The Workers Council group knew all about that. It is true that they wanted a single legal party without any underground organization. But they knew very well that we were in no position at that time to promise that. It is quite possible and even probable that they counted, as I did, on the logic of developments to assure the predominance of the legal party and the eventual liquidation of the underground organization as unnecessary in the political circumstances of the time. This proved to be correct, but another year’s experience, plus the friendly help of the Communist International, were necessary to bring this about.

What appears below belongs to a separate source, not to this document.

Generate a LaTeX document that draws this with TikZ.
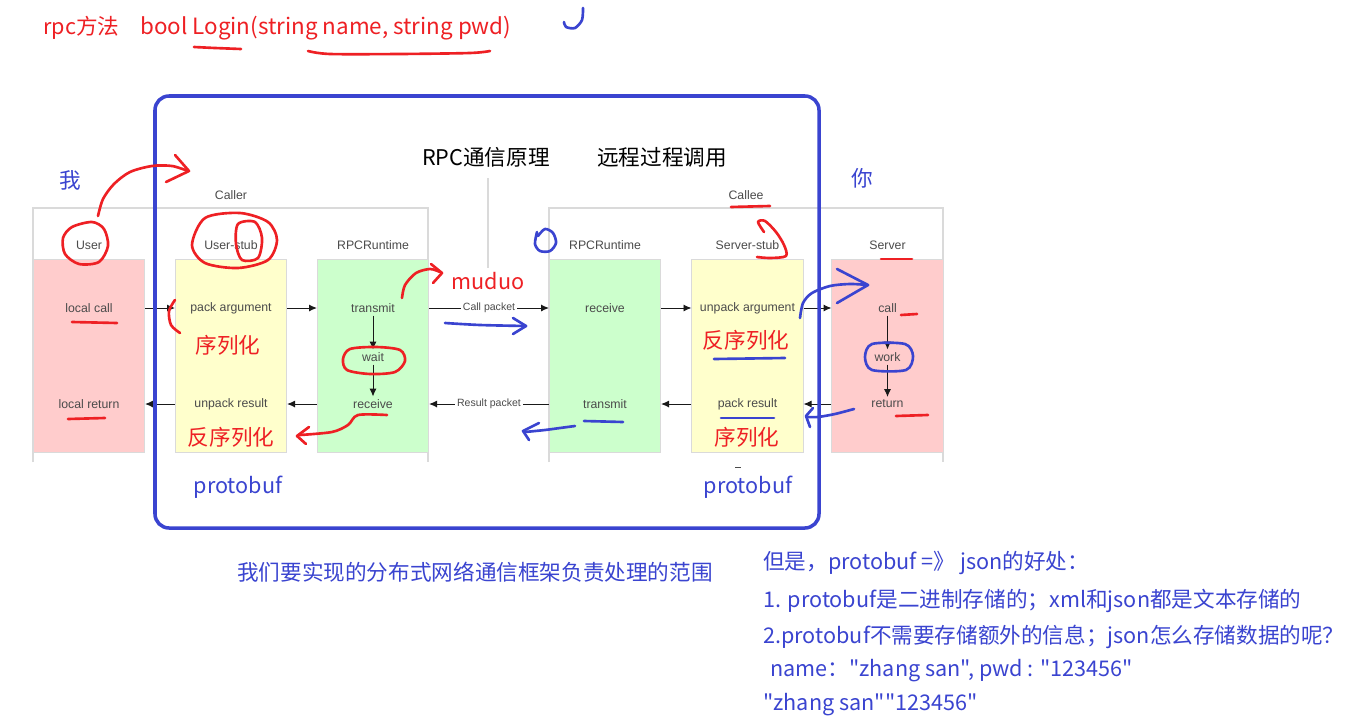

We had several meetings with the Workers Council people in the Joint Negotiating committee. I do not recall any great difficulties, since both sides were eager for the unification. The Workers Council delegates were most concerned about being swallowed up and steam-rollered by the Communist Party majority. This difficulty was overcome by many organizational concessions which we made. They were accorded representation in the Convention and on the new National Committee far beyond their numerical strength. These concessions were easily made on our part, since we wanted to create the impression of a big unification to attract unaffiliated radicals, and the Workers Council group had a number of prominent and capable people whom the new party could use most advantageously.

The Convention which launched the Workers Party was quite successful and harmonious, and it gave a big impulse to the development of the movement. Max Eastman wrote a sympathetic and perspicacious account of the Convention in the Liberator of January or February 1923, which you may check for references. As you note, I was the keynote speaker at the Convention and was elected Chairman of the National Committee by agreement of both sides. Perhaps some special considerations accounted for this agreement. I was a sort of symbol of the “Western-American” orientation which it was deemed necessary to emphasize. Besides that, I have no doubt that the Workers Council people considered me to be more of a “liquidator” than some of the other Communist Party leaders – an impression which was not entirely unfounded.

In answer to. your question, I would say that the political cooperation between me and Lovestone was the main driving force in all these party developments of the year 1921. Bittelman and Weinstone were also very effective in the collaboration. In fact, we worked quite effectively as a team in that period, considering the fact that we all came into the leadership cold, without much previous experience to go by. The overriding political consideration – the imperative need to legalize party activity – proved stronger in this case than differences of background and temperament which played a part in later friction and conflict.

We did not succeed in forming the Workers Party without another split with die-hard undergrounders in the Communist Party. The two members of the Central Committee whom I remember as leaders of the secession were Dirba and Ballam. Wicks belonged to the Proletarian Party. He joined the seceding faction of the Communist Party – which became known as the United Toilers – only after the split, and was appointed editor of their paper.